#### Available records
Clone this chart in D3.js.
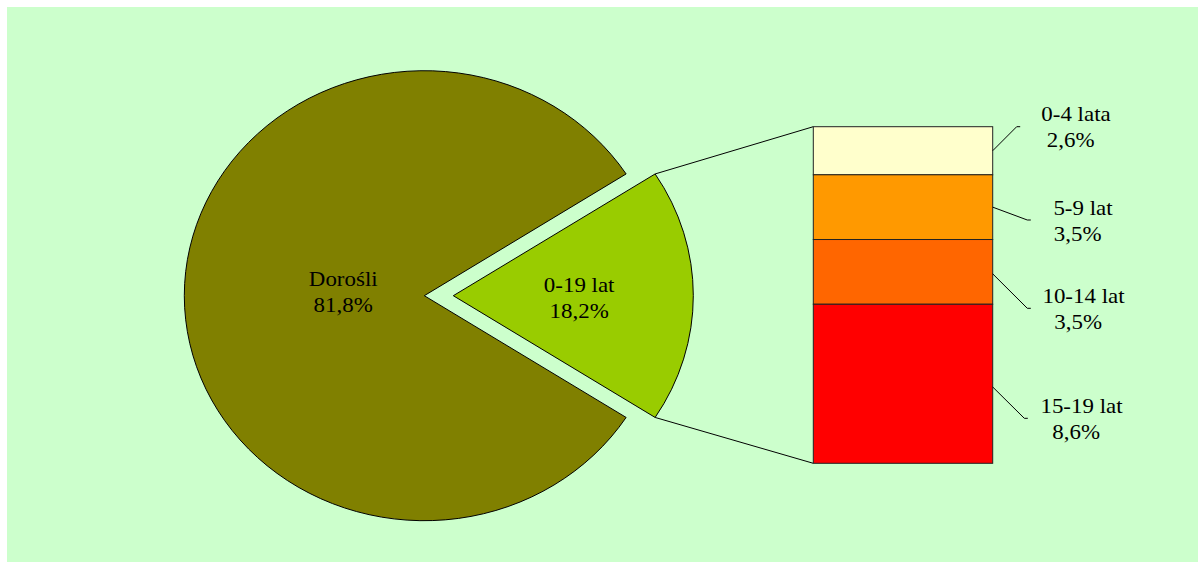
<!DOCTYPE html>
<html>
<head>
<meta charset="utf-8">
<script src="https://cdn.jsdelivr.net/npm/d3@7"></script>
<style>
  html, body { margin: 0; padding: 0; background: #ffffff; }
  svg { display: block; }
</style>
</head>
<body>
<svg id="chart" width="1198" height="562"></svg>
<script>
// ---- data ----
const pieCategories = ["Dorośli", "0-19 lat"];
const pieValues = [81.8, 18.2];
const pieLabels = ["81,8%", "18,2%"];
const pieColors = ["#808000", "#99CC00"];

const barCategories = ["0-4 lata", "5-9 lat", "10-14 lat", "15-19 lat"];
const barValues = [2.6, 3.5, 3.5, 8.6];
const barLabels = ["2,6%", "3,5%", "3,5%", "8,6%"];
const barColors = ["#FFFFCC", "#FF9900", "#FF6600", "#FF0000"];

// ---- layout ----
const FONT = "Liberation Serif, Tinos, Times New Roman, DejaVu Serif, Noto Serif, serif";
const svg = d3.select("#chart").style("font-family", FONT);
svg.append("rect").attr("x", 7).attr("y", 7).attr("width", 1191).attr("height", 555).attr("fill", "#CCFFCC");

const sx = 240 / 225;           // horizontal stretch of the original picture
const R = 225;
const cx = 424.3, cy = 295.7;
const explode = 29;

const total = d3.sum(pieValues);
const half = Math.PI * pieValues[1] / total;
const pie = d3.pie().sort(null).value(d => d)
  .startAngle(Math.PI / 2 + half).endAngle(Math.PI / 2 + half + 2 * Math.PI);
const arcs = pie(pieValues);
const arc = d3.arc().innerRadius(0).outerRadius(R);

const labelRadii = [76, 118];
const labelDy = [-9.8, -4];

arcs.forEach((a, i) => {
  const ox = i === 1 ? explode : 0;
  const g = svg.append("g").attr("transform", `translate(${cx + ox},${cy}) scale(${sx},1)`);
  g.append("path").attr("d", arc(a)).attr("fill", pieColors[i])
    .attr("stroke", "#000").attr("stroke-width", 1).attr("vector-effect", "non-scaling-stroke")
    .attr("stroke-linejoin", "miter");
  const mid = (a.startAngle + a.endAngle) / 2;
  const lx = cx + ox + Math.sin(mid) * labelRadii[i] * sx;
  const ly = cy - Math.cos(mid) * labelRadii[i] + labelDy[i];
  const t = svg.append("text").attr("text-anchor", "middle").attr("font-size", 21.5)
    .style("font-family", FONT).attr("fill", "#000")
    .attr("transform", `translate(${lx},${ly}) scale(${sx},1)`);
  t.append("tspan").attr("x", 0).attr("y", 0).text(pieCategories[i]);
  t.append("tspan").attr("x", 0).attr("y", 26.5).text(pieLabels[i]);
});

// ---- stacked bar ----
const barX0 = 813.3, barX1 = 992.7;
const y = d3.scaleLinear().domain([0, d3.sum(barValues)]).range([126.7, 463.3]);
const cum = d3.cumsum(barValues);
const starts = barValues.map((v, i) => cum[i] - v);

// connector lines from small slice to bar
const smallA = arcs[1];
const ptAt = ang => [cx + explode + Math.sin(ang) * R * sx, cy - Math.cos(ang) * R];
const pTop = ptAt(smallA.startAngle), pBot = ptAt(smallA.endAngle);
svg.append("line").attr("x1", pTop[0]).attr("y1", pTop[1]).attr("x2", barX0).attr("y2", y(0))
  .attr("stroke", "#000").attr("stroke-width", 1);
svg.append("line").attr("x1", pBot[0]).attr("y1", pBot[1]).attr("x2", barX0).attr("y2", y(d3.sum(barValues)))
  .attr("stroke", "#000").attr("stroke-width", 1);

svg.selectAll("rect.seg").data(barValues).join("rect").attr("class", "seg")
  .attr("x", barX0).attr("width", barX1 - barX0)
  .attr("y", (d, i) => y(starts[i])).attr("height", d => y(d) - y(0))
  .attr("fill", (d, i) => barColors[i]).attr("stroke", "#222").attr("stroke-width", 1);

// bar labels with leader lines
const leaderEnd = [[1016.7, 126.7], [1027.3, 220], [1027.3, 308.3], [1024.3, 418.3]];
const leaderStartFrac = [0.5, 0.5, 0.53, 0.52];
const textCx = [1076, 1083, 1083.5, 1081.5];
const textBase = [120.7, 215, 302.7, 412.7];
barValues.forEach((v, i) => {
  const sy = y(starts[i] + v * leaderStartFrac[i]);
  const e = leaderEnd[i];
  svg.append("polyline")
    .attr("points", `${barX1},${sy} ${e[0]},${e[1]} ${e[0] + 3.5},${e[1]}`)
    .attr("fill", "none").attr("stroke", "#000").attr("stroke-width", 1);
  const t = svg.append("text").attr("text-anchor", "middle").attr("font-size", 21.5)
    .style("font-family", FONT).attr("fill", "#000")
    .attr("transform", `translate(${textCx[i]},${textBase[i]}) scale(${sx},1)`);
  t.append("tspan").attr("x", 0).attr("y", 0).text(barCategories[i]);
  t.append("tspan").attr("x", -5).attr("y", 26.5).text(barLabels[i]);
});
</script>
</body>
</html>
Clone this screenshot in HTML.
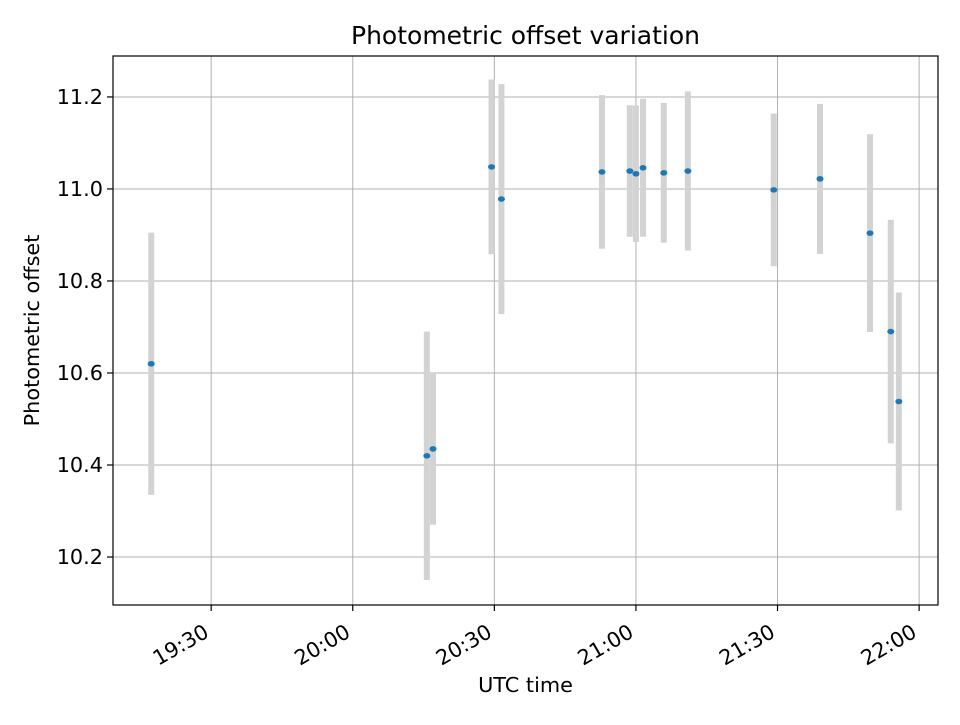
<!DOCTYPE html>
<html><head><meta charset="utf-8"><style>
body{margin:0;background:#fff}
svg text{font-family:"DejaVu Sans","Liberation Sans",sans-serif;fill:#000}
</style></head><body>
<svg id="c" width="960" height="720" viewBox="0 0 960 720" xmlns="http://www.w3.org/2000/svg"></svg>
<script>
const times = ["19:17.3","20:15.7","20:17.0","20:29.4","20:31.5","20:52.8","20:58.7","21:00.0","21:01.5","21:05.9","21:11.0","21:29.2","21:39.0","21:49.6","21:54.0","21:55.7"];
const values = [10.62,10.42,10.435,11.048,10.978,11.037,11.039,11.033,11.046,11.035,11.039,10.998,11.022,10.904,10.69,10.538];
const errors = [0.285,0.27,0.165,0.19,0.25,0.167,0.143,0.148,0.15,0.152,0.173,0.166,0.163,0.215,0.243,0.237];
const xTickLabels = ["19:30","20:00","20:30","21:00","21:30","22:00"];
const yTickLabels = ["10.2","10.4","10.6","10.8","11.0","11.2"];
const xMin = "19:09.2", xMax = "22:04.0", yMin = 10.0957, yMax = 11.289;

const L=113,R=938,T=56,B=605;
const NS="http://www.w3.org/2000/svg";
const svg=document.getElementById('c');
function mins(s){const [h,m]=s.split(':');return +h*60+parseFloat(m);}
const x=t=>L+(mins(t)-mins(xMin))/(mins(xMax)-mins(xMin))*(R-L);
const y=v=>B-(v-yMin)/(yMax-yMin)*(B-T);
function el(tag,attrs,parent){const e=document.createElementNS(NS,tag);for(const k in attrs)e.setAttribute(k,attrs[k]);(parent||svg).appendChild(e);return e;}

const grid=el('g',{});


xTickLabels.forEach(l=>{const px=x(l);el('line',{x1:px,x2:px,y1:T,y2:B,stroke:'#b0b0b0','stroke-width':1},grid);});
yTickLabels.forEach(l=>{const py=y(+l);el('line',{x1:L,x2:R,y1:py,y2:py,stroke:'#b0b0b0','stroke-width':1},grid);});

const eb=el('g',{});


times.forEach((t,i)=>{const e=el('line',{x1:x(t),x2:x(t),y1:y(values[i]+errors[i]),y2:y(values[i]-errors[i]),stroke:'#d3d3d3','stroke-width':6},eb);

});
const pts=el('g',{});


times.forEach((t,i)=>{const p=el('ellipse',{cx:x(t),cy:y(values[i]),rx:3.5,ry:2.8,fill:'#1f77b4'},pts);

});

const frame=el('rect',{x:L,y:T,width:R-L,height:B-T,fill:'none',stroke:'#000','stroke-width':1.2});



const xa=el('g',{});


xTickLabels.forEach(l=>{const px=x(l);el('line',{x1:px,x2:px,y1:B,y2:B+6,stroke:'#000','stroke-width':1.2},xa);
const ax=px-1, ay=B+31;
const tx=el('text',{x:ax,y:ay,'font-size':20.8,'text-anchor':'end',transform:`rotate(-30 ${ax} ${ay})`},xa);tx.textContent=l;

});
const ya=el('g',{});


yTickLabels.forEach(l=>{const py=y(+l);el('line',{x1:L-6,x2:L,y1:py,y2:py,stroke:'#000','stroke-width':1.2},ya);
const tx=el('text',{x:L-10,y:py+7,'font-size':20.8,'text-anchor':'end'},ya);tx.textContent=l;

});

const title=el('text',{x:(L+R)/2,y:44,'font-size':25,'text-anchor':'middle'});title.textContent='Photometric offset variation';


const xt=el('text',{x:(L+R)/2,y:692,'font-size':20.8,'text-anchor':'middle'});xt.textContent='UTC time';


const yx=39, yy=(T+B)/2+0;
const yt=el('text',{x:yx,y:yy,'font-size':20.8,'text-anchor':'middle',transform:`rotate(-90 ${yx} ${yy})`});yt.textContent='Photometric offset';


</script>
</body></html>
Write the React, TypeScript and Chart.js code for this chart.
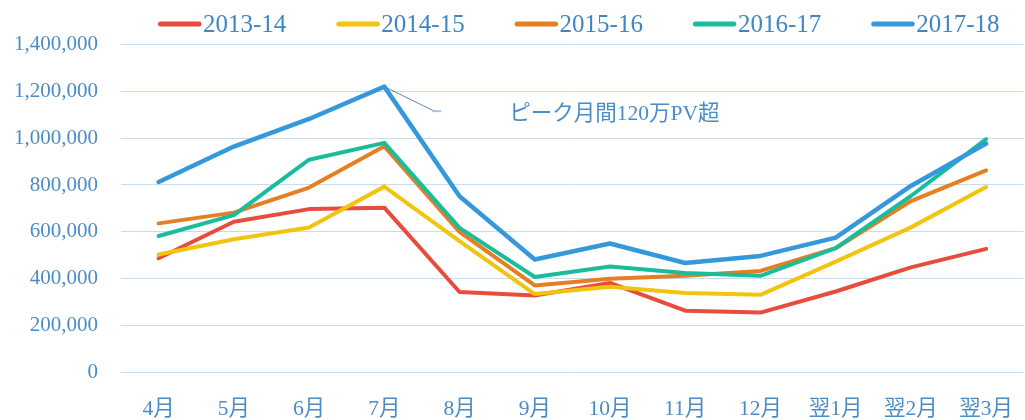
########
▶ _Your instructions_
Repeat the lines of the listing above verbatim, beginning at its first line and ending at the line containing "const labelDy = [-9.8, -4];", which is included. Omit pictures.

▶ _Finished answer_
Clone this chart in D3.js.
<!DOCTYPE html>
<html>
<head>
<meta charset="utf-8">
<script src="https://cdn.jsdelivr.net/npm/d3@7"></script>
<style>
  html, body { margin: 0; padding: 0; background: #ffffff; }
  svg { display: block; }
</style>
</head>
<body>
<svg id="chart" width="1198" height="562"></svg>
<script>
// ---- data ----
const pieCategories = ["Dorośli", "0-19 lat"];
const pieValues = [81.8, 18.2];
const pieLabels = ["81,8%", "18,2%"];
const pieColors = ["#808000", "#99CC00"];

const barCategories = ["0-4 lata", "5-9 lat", "10-14 lat", "15-19 lat"];
const barValues = [2.6, 3.5, 3.5, 8.6];
const barLabels = ["2,6%", "3,5%", "3,5%", "8,6%"];
const barColors = ["#FFFFCC", "#FF9900", "#FF6600", "#FF0000"];

// ---- layout ----
const FONT = "Liberation Serif, Tinos, Times New Roman, DejaVu Serif, Noto Serif, serif";
const svg = d3.select("#chart").style("font-family", FONT);
svg.append("rect").attr("x", 7).attr("y", 7).attr("width", 1191).attr("height", 555).attr("fill", "#CCFFCC");

const sx = 240 / 225;           // horizontal stretch of the original picture
const R = 225;
const cx = 424.3, cy = 295.7;
const explode = 29;

const total = d3.sum(pieValues);
const half = Math.PI * pieValues[1] / total;
const pie = d3.pie().sort(null).value(d => d)
  .startAngle(Math.PI / 2 + half).endAngle(Math.PI / 2 + half + 2 * Math.PI);
const arcs = pie(pieValues);
const arc = d3.arc().innerRadius(0).outerRadius(R);

const labelRadii = [76, 118];
const labelDy = [-9.8, -4];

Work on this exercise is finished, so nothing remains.